Il presidente Trump ha parlato di una possibile mediazione russa tra Israele e Iran. Ma per Mosca il conflitto tra Tel Aviv e Teheran rappresenta un’opportunità. Almeno nel breve termine
Intervenendo sulla questione dell’escalation in corso in Medio Oriente, il Presidente statunitense Donald Trump ha affermato il suo ottimismo relativo al fatto che presto Israele e Iran raggiungeranno un accordo di pace (in netto contrasto rispetto alla linea adottata dal leader israeliano Benjamin Netanyahu, il quale ha affermato che le ostilità si sarebbero anzi intensificate col passare dei giorni), aggiungendo che il Presidente russo Vladimir Putin avrebbe potuto assumere il ruolo di mediatore tra i due Paesi in conflitto. “È pronto. Mi ha chiamato per questo”, ha detto Trump a proposito di Putin, riferendosi alla conversazione telefonica avvenuta tra i due leader lo scorso sabato. “Ne abbiamo parlato a lungo. Abbiamo parlato di questo più che della sua situazione. È una cosa che credo si risolverà”.

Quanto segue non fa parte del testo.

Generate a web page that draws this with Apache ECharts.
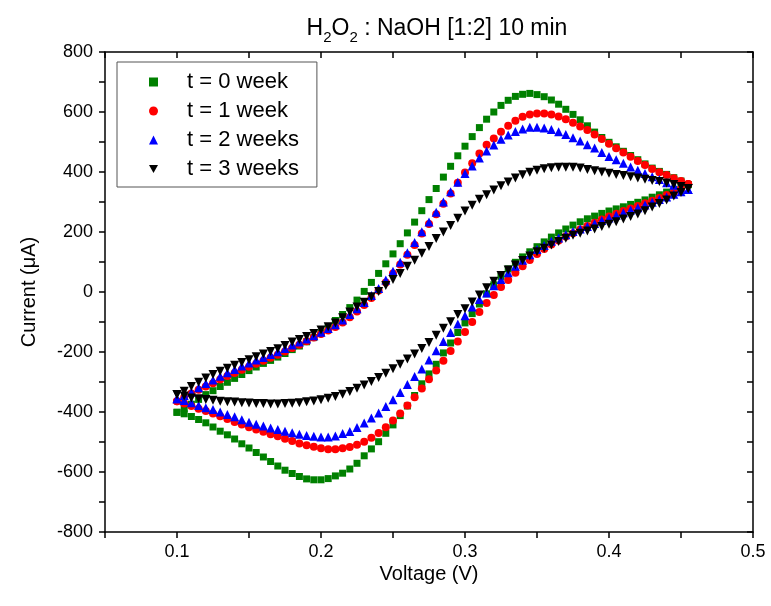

Un’ipotesi che però non sembra particolarmente realistica. Da una parte, essendo impegnato in un conflitto che si protrae da più di tre anni, Putin non sembra avere lo standing necessario per promuovere dei negoziati, soprattutto alla luce della sua reticenza a condurre un processo negoziale in modo costruttivo e non puramente strumentale; dall’altra, seppur l’Iran sia un Paese partner che Mosca non vuole assolutamente perdere, il proseguire delle ostilità nel breve termine potrebbe comportare dei vantaggi, almeno due, per il Cremlino. Uno è di carattere politico/comunicativo, e riguarda lo spostamento dell’attenzione mediatica dal conflitto in Ucraina a quello in corso in Medio Oriente. L’altro riguarda l’aspetto economico, e in particolare un asset estremamente importante per il sistema russo: il petrolio.
Immediatamente dopo gli attacchi di Israele alle strutture nucleari iraniane, prezzi del petrolio sono saliti fino al 12%. Nel fine settimana, il conflitto si è ulteriormente inasprito con Israele che ha colpito, tra gli altri obiettivi, un importante terminale petrolifero a Teheran. L’Iran produce circa 3,3 milioni di barili al giorno di greggio, di cui due milioni vengono esportati.
Considerando che la domanda globale di petrolio è stimata a 103,9 milioni di barili giornalieri dall’Agenzia Internazionale dell’Energia, e che l’Arabia Saudita e gli Emirati Arabi Uniti sono in grado di aumentare rapidamente la produzione di oltre 3,5 milioni di barili al girono (andando così a compensare l’export iraniano), una grave interruzione della produzione iraniana è probabilmente gestibile. Guardando in prospettiva storica, tutte le crisi relative al Medio Oriente dagli anni ’80 in poi hanno visto un rapido aumento dei prezzi del petrolio nell’immediato, aumento che però è stato riassorbito dai mercati nelle settimane successive. L’aumento del prezzo del petrolio dopo i primi attacchi israeliani delle scorse ore rifletteva le preoccupazioni più ampie che il conflitto potesse degenerare fino al punto in cui Teheran tentasse di chiudere lo Stretto di Hormuz alle petroliere (anche se alcuni attori commerciali hanno già annunciato la sospensione delle attività nell’area), o addirittura di attaccare gli impianti petroliferi dei suoi vicini.
Tuttavia, anche nel breve periodo l’aumento dei prezzi del petrolio potrebbe rappresentare un prezioso sostegno alla macchina bellica russa. Lo stesso presidente ucraino Volodymyr Zelensky ha lanciato l’allarme riguardo a questa eventualità nei giorni scorsi, affermando che avrebbe discusso della questione con il Presidente Trump. Sempre con Trump, Zelensky ha detto di voler discutere anche la preoccupazione che gli aiuti militari statunitensi possano essere dirottati dall’Ucraina verso Israele durante le nuove tensioni in Medio Oriente. “Vorremmo che gli aiuti all’Ucraina non diminuissero per questo motivo”, ha detto, “L’ultima volta, questo è stato un fattore che ha rallentato gli aiuti all’Ucraina”.
Ma anche in quest’ultima escalation ci sono già state evoluzioni in questo senso: la scorsa settimana gli Stati Uniti hanno dirottato verso le proprie basi in Medio Oriente alcuni sistemi antidrone originariamente destinati a Kyiv, che li avrebbe impiegati per difendersi dagli attacchi degli Shahed russi, sia al fronte che nei centri abitati. Un’evoluzione, anche questa, che ha portato solo vantaggi a Mosca.